- _Objective_: Repeat the full listing below verbatim and keep the images out.

- _Collected material_:
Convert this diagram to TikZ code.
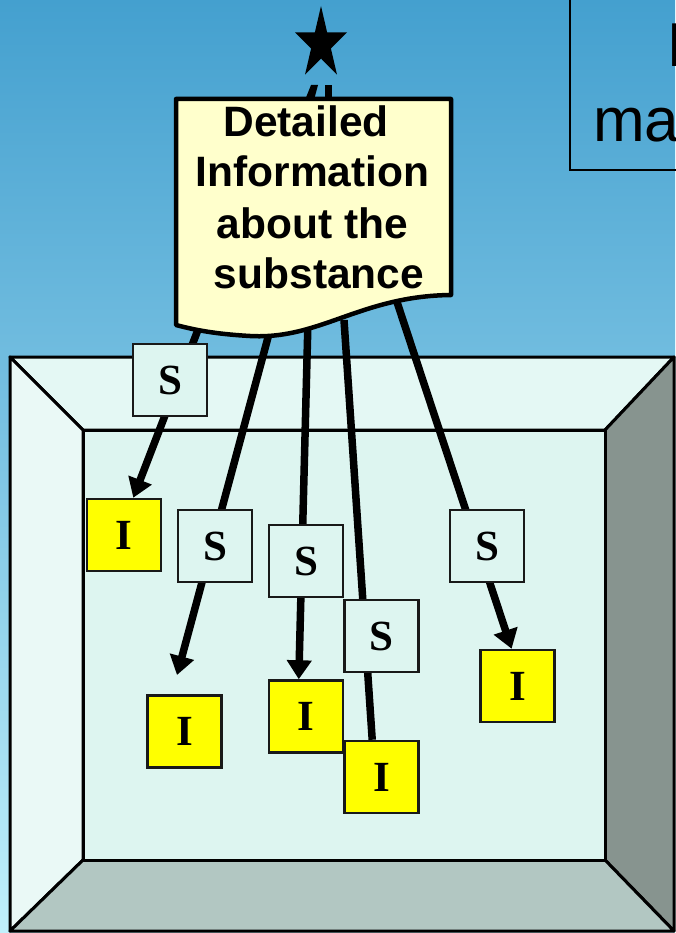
\documentclass[tikz,border=0pt]{standalone}
\usepackage{fontspec}
\setmainfont{Liberation Serif}
\newfontfamily\arialf{Liberation Sans}
\usetikzlibrary{arrows.meta}
\pgfdeclarelayer{bglayer}
\pgfdeclarelayer{linelayer}
\pgfsetlayers{bglayer,linelayer,main}
\definecolor{bgtop}{HTML}{44A0CF}
\definecolor{bgmid}{HTML}{7EC5E4}
\definecolor{bgbot}{HTML}{C0F0FB}
\definecolor{ceil}{HTML}{E4F8F4}
\definecolor{leftwall}{HTML}{EAF9F6}
\definecolor{backwall}{HTML}{DDF5F0}
\definecolor{floorc}{HTML}{B2C7C2}
\definecolor{rightwall}{HTML}{87948F}
\definecolor{docfill}{HTML}{FFFFCC}
\definecolor{ibfill}{HTML}{FFFF00}
\begin{document}
\begin{tikzpicture}[x=1pt,y=-1pt,
  sbox/.style={draw=black!90, line width=2.5pt, fill=backwall,
    minimum width=74pt, minimum height=72pt, inner sep=0pt,
    font=\fontsize{43}{43}\selectfont\bfseries},
  ibox/.style={sbox, fill=ibfill},
  conn/.style={line width=7.5pt, draw=black},
  arr/.style={conn, -{Triangle[length=19pt,width=24pt]}},
  doctext/.style={font=\arialf\bfseries\fontsize{42.5}{50}\selectfont, anchor=base, inner sep=0pt},
  roomline/.style={draw=black, line width=3pt, line join=round},
  boxtext/.style={font=\arialf\fontsize{62}{62}\selectfont, anchor=base west, inner sep=0pt}
]
\useasboundingbox (0,0) rectangle (675,933);
\clip (0,0) rectangle (675,933);

\begin{pgfonlayer}{bglayer}
  % background gradient
  \shade[top color=bgtop, bottom color=bgbot, middle color=bgmid] (0,0) rectangle (675,933);
  % room
  \filldraw[roomline, fill=ceil] (10,357) -- (674,357) -- (605,430) -- (83,430) -- cycle;
  \filldraw[roomline, fill=leftwall] (10,357) -- (83,430) -- (83,860) -- (10,931) -- cycle;
  \filldraw[roomline, fill=rightwall] (674,357) -- (605,430) -- (605,860) -- (674,931) -- cycle;
  \filldraw[roomline, fill=floorc] (83,860) -- (605,860) -- (674,931) -- (10,931) -- cycle;
  \filldraw[roomline, fill=backwall] (83,430) rectangle (605,860);
  % top right box with text (cut off at the picture's edge, as in the reference)
  \draw[line width=2pt] (570,-10) rectangle (700,170);
  \node[boxtext] (bt1) at (667,67) {Risk};
  \node[boxtext] (bt2) at (593,142) {management};
  % star
  \fill[black] (321,6) -- (327.1,32.3) -- (347,32.3) -- (330.9,48.5) -- (337,74.7)
     -- (321,58.5) -- (305,74.7) -- (311.1,48.5) -- (295,32.3) -- (314.9,32.3) -- cycle;
  % hidden connector to star
  \fill[black] (305,100) -- (311,85) -- (318,85) -- (314,100) -- cycle;
  \fill[black] (325,85) rectangle (332,100);
\end{pgfonlayer}

% start points behind the document
\coordinate (d1) at (201,322);
\coordinate (d2) at (270,330);
\coordinate (d3) at (308,320);
\coordinate (d4) at (344,320);
\coordinate (d5) at (395,296);
\coordinate (a2) at (177,675);

% S boxes
\node[sbox] (S1) at (170,380) {S};
\node[sbox] (S2) at (215,546) {S};
\node[sbox] (S3) at (306,561) {S};
\node[sbox] (S4) at (381.5,636) {S};
\node[sbox] (S5) at (487,546) {S};

% I boxes
\node[ibox] (I1) at (124,535) {I};
\node[ibox] (I2) at (184.5,731.5) {I};
\node[ibox] (I3) at (306,716.5) {I};
\node[ibox] (I4) at (381.5,777) {I};
\node[ibox] (I5) at (517.5,686) {I};

% connectors
\begin{pgfonlayer}{linelayer}
  \draw[arr] (d1) -- (I1.76);
  \draw[arr] (d2) -- (a2);
  \draw[arr] (d3) -- (I3.101);
  \draw[conn] (d4) -- (I4.104);
  \draw[arr] (d5) -- (I5.99);
\end{pgfonlayer}

% document
\filldraw[fill=docfill, draw=black, line width=4.5pt, line join=round]
  (176,99) -- (451,99) -- (451,295)
  .. controls (360,296) and (320,340) .. (250,336)
  .. controls (215,334) and (195,330) .. (176,325) -- cycle;
\node[doctext] (t1) at (306,137) {Detailed};
\node[doctext] (t2) at (312.5,187) {Information};
\node[doctext] (t3) at (312.5,238) {about the};
\node[doctext] (t4) at (319,288) {substance};
\end{tikzpicture}
\end{document}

- _Response to this task_:
Convert this diagram to TikZ code.
\documentclass[tikz,border=0pt]{standalone}
\usepackage{fontspec}
\setmainfont{Liberation Serif}
\newfontfamily\arialf{Liberation Sans}
\usetikzlibrary{arrows.meta}
\pgfdeclarelayer{bglayer}
\pgfdeclarelayer{linelayer}
\pgfsetlayers{bglayer,linelayer,main}
\definecolor{bgtop}{HTML}{44A0CF}
\definecolor{bgmid}{HTML}{7EC5E4}
\definecolor{bgbot}{HTML}{C0F0FB}
\definecolor{ceil}{HTML}{E4F8F4}
\definecolor{leftwall}{HTML}{EAF9F6}
\definecolor{backwall}{HTML}{DDF5F0}
\definecolor{floorc}{HTML}{B2C7C2}
\definecolor{rightwall}{HTML}{87948F}
\definecolor{docfill}{HTML}{FFFFCC}
\definecolor{ibfill}{HTML}{FFFF00}
\begin{document}
\begin{tikzpicture}[x=1pt,y=-1pt,
  sbox/.style={draw=black!90, line width=2.5pt, fill=backwall,
    minimum width=74pt, minimum height=72pt, inner sep=0pt,
    font=\fontsize{43}{43}\selectfont\bfseries},
  ibox/.style={sbox, fill=ibfill},
  conn/.style={line width=7.5pt, draw=black},
  arr/.style={conn, -{Triangle[length=19pt,width=24pt]}},
  doctext/.style={font=\arialf\bfseries\fontsize{42.5}{50}\selectfont, anchor=base, inner sep=0pt},
  roomline/.style={draw=black, line width=3pt, line join=round},
  boxtext/.style={font=\arialf\fontsize{62}{62}\selectfont, anchor=base west, inner sep=0pt}
]
\useasboundingbox (0,0) rectangle (675,933);
\clip (0,0) rectangle (675,933);

\begin{pgfonlayer}{bglayer}
  % background gradient
  \shade[top color=bgtop, bottom color=bgbot, middle color=bgmid] (0,0) rectangle (675,933);
  % room
  \filldraw[roomline, fill=ceil] (10,357) -- (674,357) -- (605,430) -- (83,430) -- cycle;
  \filldraw[roomline, fill=leftwall] (10,357) -- (83,430) -- (83,860) -- (10,931) -- cycle;
  \filldraw[roomline, fill=rightwall] (674,357) -- (605,430) -- (605,860) -- (674,931) -- cycle;
  \filldraw[roomline, fill=floorc] (83,860) -- (605,860) -- (674,931) -- (10,931) -- cycle;
  \filldraw[roomline, fill=backwall] (83,430) rectangle (605,860);
  % top right box with text (cut off at the picture's edge, as in the reference)
  \draw[line width=2pt] (570,-10) rectangle (700,170);
  \node[boxtext] (bt1) at (667,67) {Risk};
  \node[boxtext] (bt2) at (593,142) {management};
  % star
  \fill[black] (321,6) -- (327.1,32.3) -- (347,32.3) -- (330.9,48.5) -- (337,74.7)
     -- (321,58.5) -- (305,74.7) -- (311.1,48.5) -- (295,32.3) -- (314.9,32.3) -- cycle;
  % hidden connector to star
  \fill[black] (305,100) -- (311,85) -- (318,85) -- (314,100) -- cycle;
  \fill[black] (325,85) rectangle (332,100);
\end{pgfonlayer}

% start points behind the document
\coordinate (d1) at (201,322);
\coordinate (d2) at (270,330);
\coordinate (d3) at (308,320);
\coordinate (d4) at (344,320);
\coordinate (d5) at (395,296);
\coordinate (a2) at (177,675);

% S boxes
\node[sbox] (S1) at (170,380) {S};
\node[sbox] (S2) at (215,546) {S};
\node[sbox] (S3) at (306,561) {S};
\node[sbox] (S4) at (381.5,636) {S};
\node[sbox] (S5) at (487,546) {S};

% I boxes
\node[ibox] (I1) at (124,535) {I};
\node[ibox] (I2) at (184.5,731.5) {I};
\node[ibox] (I3) at (306,716.5) {I};
\node[ibox] (I4) at (381.5,777) {I};
\node[ibox] (I5) at (517.5,686) {I};

% connectors
\begin{pgfonlayer}{linelayer}
  \draw[arr] (d1) -- (I1.76);
  \draw[arr] (d2) -- (a2);
  \draw[arr] (d3) -- (I3.101);
  \draw[conn] (d4) -- (I4.104);
  \draw[arr] (d5) -- (I5.99);
\end{pgfonlayer}

% document
\filldraw[fill=docfill, draw=black, line width=4.5pt, line join=round]
  (176,99) -- (451,99) -- (451,295)
  .. controls (360,296) and (320,340) .. (250,336)
  .. controls (215,334) and (195,330) .. (176,325) -- cycle;
\node[doctext] (t1) at (306,137) {Detailed};
\node[doctext] (t2) at (312.5,187) {Information};
\node[doctext] (t3) at (312.5,238) {about the};
\node[doctext] (t4) at (319,288) {substance};
\end{tikzpicture}
\end{document}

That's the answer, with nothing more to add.